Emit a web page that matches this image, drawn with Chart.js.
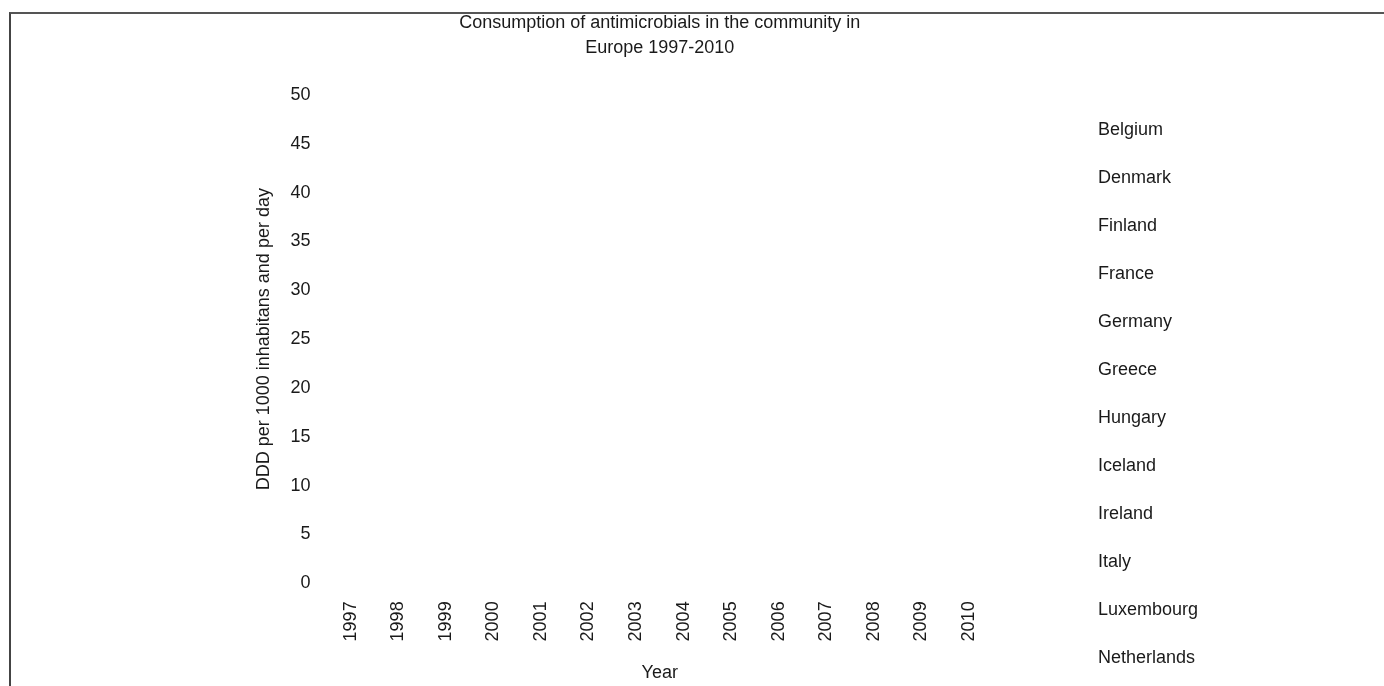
<!DOCTYPE html>
<html>
<head>
<meta charset="utf-8">
<script src="https://cdn.jsdelivr.net/npm/chart.js@4"></script>
<style>
  html, body { margin: 0; padding: 0; background: #fff; overflow: hidden; }
  #wrap { position: relative; width: 1384px; height: 686px; }
  #frame { position: absolute; left: 9px; top: 12px; right: -20px; bottom: -20px;
           border-top: 2px solid #555; border-left: 2px solid #444; pointer-events: none; }
</style>
</head>
<body>
<div id="wrap">
  <canvas id="myChart" width="1384" height="686"></canvas>
  <div id="frame"></div>
</div>
<script>
// years on the x axis
const years = ['1997', '1998', '1999', '2000', '2001', '2002', '2003',
               '2004', '2005', '2006', '2007', '2008', '2009', '2010'];
// countries shown in the legend
const countries = ['Belgium', 'Denmark', 'Finland', 'France', 'Germany', 'Greece',
                   'Hungary', 'Iceland', 'Ireland', 'Italy', 'Luxembourg', 'Netherlands'];
// the reference plots no values at all, so every series is empty
const seriesValues = [[], [], [], [], [], [], [], [], [], [], [], []];
const lineColors = ['#1f4e9c', '#c0392b', '#27ae60', '#8e44ad', '#e67e22', '#16a085',
                    '#7f8c8d', '#d35400', '#2c3e50', '#f1c40f', '#e84393', '#6c5ce7'];
// y axis
const yMin = 0;
const yMax = 50;
const yStep = 5;

Chart.defaults.font.family = '"Liberation Sans", Arial, sans-serif';
Chart.defaults.font.size = 18;
Chart.defaults.color = '#1a1a1a';

const datasets = [];
for (var i = 0; i < countries.length; i++) {
  datasets.push({
    label: countries[i],
    data: seriesValues[i],
    borderColor: lineColors[i],
    backgroundColor: lineColors[i],
    borderWidth: 2,
    pointRadius: 0
  });
}

// invisible grid: only used so tick spacing can be set
const hiddenGrid = { display: true, color: 'rgba(0,0,0,0)', drawOnChartArea: false };

const ctx = document.getElementById('myChart').getContext('2d');
const myChart = new Chart(ctx, {
  type: 'line',
  data: {
    labels: years,
    datasets: datasets
  },
  options: {
    responsive: false,
    animation: false,
    layout: {
      padding: { left: 249, right: 176, top: 0, bottom: 0 }
    },
    plugins: {
      title: {
        display: true,
        fullSize: false,
        text: ['Consumption of antimicrobials in the community in', 'Europe 1997-2010'],
        font: { size: 18, weight: 'normal', lineHeight: '25px' },
        padding: { top: 10.5, bottom: 34.5 }
      },
      legend: {
        position: 'right',
        align: 'start',
        title: {
          display: true,
          text: '',
          font: { size: 20 },
          padding: { top: 81, bottom: 0 }
        },
        labels: {
          boxWidth: 118,
          boxHeight: 46,
          padding: 2,
          generateLabels: function (chart) {
            const items = Chart.defaults.plugins.legend.labels.generateLabels(chart);
            items.forEach(function (it) {
              it.fillStyle = 'rgba(0,0,0,0)';
              it.strokeStyle = 'rgba(0,0,0,0)';
              it.lineWidth = 0;
            });
            return items;
          }
        }
      },
      tooltip: { enabled: false }
    },
    scales: {
      x: {
        type: 'category',
        offset: false,
        grid: Object.assign({ tickLength: 14 }, hiddenGrid),
        border: { display: false },
        ticks: { minRotation: 90, maxRotation: 90, padding: 4, autoSkip: false },
        title: {
          display: true,
          text: 'Year',
          padding: { top: 17, bottom: 2 }
        }
      },
      y: {
        min: yMin,
        max: yMax,
        grid: Object.assign({ tickLength: 36 }, hiddenGrid),
        border: { display: false },
        ticks: { stepSize: yStep, padding: 4 },
        title: {
          display: true,
          text: 'DDD per 1000 inhabitans and per day',
          padding: { top: 4, bottom: 12 }
        }
      }
    }
  }
});
</script>
</body>
</html>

....................

[Requirements] Pictures are excluded; output everything else in the data verbatim.

[Output]
Emit a web page that matches this image, drawn with Chart.js.
<!DOCTYPE html>
<html>
<head>
<meta charset="utf-8">
<script src="https://cdn.jsdelivr.net/npm/chart.js@4"></script>
<style>
  html, body { margin: 0; padding: 0; background: #fff; overflow: hidden; }
  #wrap { position: relative; width: 1384px; height: 686px; }
  #frame { position: absolute; left: 9px; top: 12px; right: -20px; bottom: -20px;
           border-top: 2px solid #555; border-left: 2px solid #444; pointer-events: none; }
</style>
</head>
<body>
<div id="wrap">
  <canvas id="myChart" width="1384" height="686"></canvas>
  <div id="frame"></div>
</div>
<script>
// years on the x axis
const years = ['1997', '1998', '1999', '2000', '2001', '2002', '2003',
               '2004', '2005', '2006', '2007', '2008', '2009', '2010'];
// countries shown in the legend
const countries = ['Belgium', 'Denmark', 'Finland', 'France', 'Germany', 'Greece',
                   'Hungary', 'Iceland', 'Ireland', 'Italy', 'Luxembourg', 'Netherlands'];
// the reference plots no values at all, so every series is empty
const seriesValues = [[], [], [], [], [], [], [], [], [], [], [], []];
const lineColors = ['#1f4e9c', '#c0392b', '#27ae60', '#8e44ad', '#e67e22', '#16a085',
                    '#7f8c8d', '#d35400', '#2c3e50', '#f1c40f', '#e84393', '#6c5ce7'];
// y axis
const yMin = 0;
const yMax = 50;
const yStep = 5;

Chart.defaults.font.family = '"Liberation Sans", Arial, sans-serif';
Chart.defaults.font.size = 18;
Chart.defaults.color = '#1a1a1a';

const datasets = [];
for (var i = 0; i < countries.length; i++) {
  datasets.push({
    label: countries[i],
    data: seriesValues[i],
    borderColor: lineColors[i],
    backgroundColor: lineColors[i],
    borderWidth: 2,
    pointRadius: 0
  });
}

// invisible grid: only used so tick spacing can be set
const hiddenGrid = { display: true, color: 'rgba(0,0,0,0)', drawOnChartArea: false };

const ctx = document.getElementById('myChart').getContext('2d');
const myChart = new Chart(ctx, {
  type: 'line',
  data: {
    labels: years,
    datasets: datasets
  },
  options: {
    responsive: false,
    animation: false,
    layout: {
      padding: { left: 249, right: 176, top: 0, bottom: 0 }
    },
    plugins: {
      title: {
        display: true,
        fullSize: false,
        text: ['Consumption of antimicrobials in the community in', 'Europe 1997-2010'],
        font: { size: 18, weight: 'normal', lineHeight: '25px' },
        padding: { top: 10.5, bottom: 34.5 }
      },
      legend: {
        position: 'right',
        align: 'start',
        title: {
          display: true,
          text: '',
          font: { size: 20 },
          padding: { top: 81, bottom: 0 }
        },
        labels: {
          boxWidth: 118,
          boxHeight: 46,
          padding: 2,
          generateLabels: function (chart) {
            const items = Chart.defaults.plugins.legend.labels.generateLabels(chart);
            items.forEach(function (it) {
              it.fillStyle = 'rgba(0,0,0,0)';
              it.strokeStyle = 'rgba(0,0,0,0)';
              it.lineWidth = 0;
            });
            return items;
          }
        }
      },
      tooltip: { enabled: false }
    },
    scales: {
      x: {
        type: 'category',
        offset: false,
        grid: Object.assign({ tickLength: 14 }, hiddenGrid),
        border: { display: false },
        ticks: { minRotation: 90, maxRotation: 90, padding: 4, autoSkip: false },
        title: {
          display: true,
          text: 'Year',
          padding: { top: 17, bottom: 2 }
        }
      },
      y: {
        min: yMin,
        max: yMax,
        grid: Object.assign({ tickLength: 36 }, hiddenGrid),
        border: { display: false },
        ticks: { stepSize: yStep, padding: 4 },
        title: {
          display: true,
          text: 'DDD per 1000 inhabitans and per day',
          padding: { top: 4, bottom: 12 }
        }
      }
    }
  }
});
</script>
</body>
</html>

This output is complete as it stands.